Another good example is limited attempts in WotLK: remember how they kept trying out new limited attempt systems every tier and people hated them every time? Blizzard for some reason was obsessed with making this idea work despite absolutely EVERYONE involved despising the idea as soon as they heard it, thinking that people need to see it implemented before they could judge it properly. And what do you know, people hated it in practice, too. Sometimes you CAN knock it before you try it.
Or think back to the daily quests in MoP: they said that they felt they needed to test two parallel quest models where one had fewer quests with each giving higher rewards (August Celestials, Shado-Pan, Tillers, Order of the Cloud Serpent, Anglers) while the other gave a multitude of quests each having smaller rewards (Golden Lotus, Klaxxi); they had both of these at the same time to figure out which people liked more. So...you could either do 4 quests to get a certain reward, or you can do 12 quests and get roughly the same reward. More effort for the same reward. Why did this even need to be tested? Once again, "don't knock it 'till you try it".
This attitude stems from a larger issue where there just isn't enough internal criticism at Blizzard. There is just no real consequence for developer failure: it takes a massive, Tseric-level fuck-up to get you fired. I'm always reminded of how Square Enix handled the FF14 situation: when that game released it was an unmitigated disaster; a clusterfuck of incompetent game design so severe that it significantly harmed the company's financial position. When SE admitted fault (something that you RARELY see from Blizzard these days) they did not fuck around with rectifying the situation. Heads rolled over that: the director was sacked, and if I'm not mistaken a number of lead developers were let go as well. They got new talent and made damn sure they weren't going to fuck it up again and then they rebooted FF14 as an actual successful MMO and the only real competitor to WoW (even then, it's distant).
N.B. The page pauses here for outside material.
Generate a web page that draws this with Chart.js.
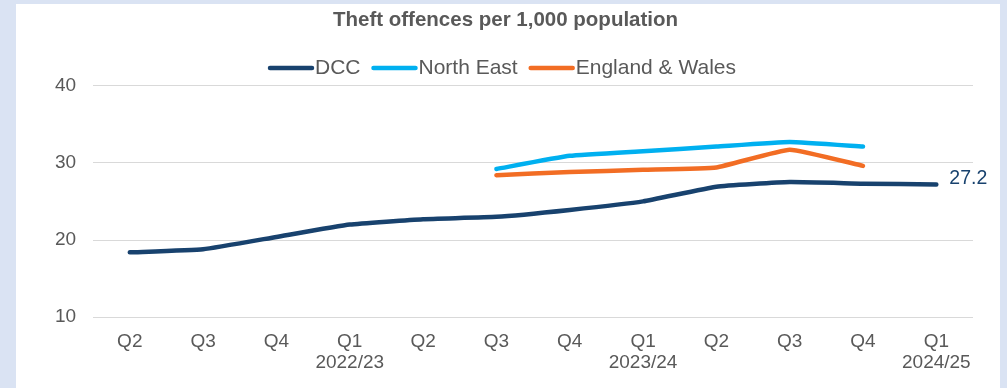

You just never see that at Blizzard. Remember how badly WoD damaged the game? A heap of the issues with those expansions were totally avoidable as well, yet absolutely no one at Blizzard saw any real consequence for that. Hell, at least one of the great minds behind several of that expansion's failings got PROMOTED: Hazzikostas, the architect of the whole no-flying fiasco, is now lead developer. When a company has no internal criticism, it's relying entirely on external criticism to point out decisions that will lead to inevitable failure. And it's a whole lot easier to ignore external criticism, which is Blizzard's MO at this point.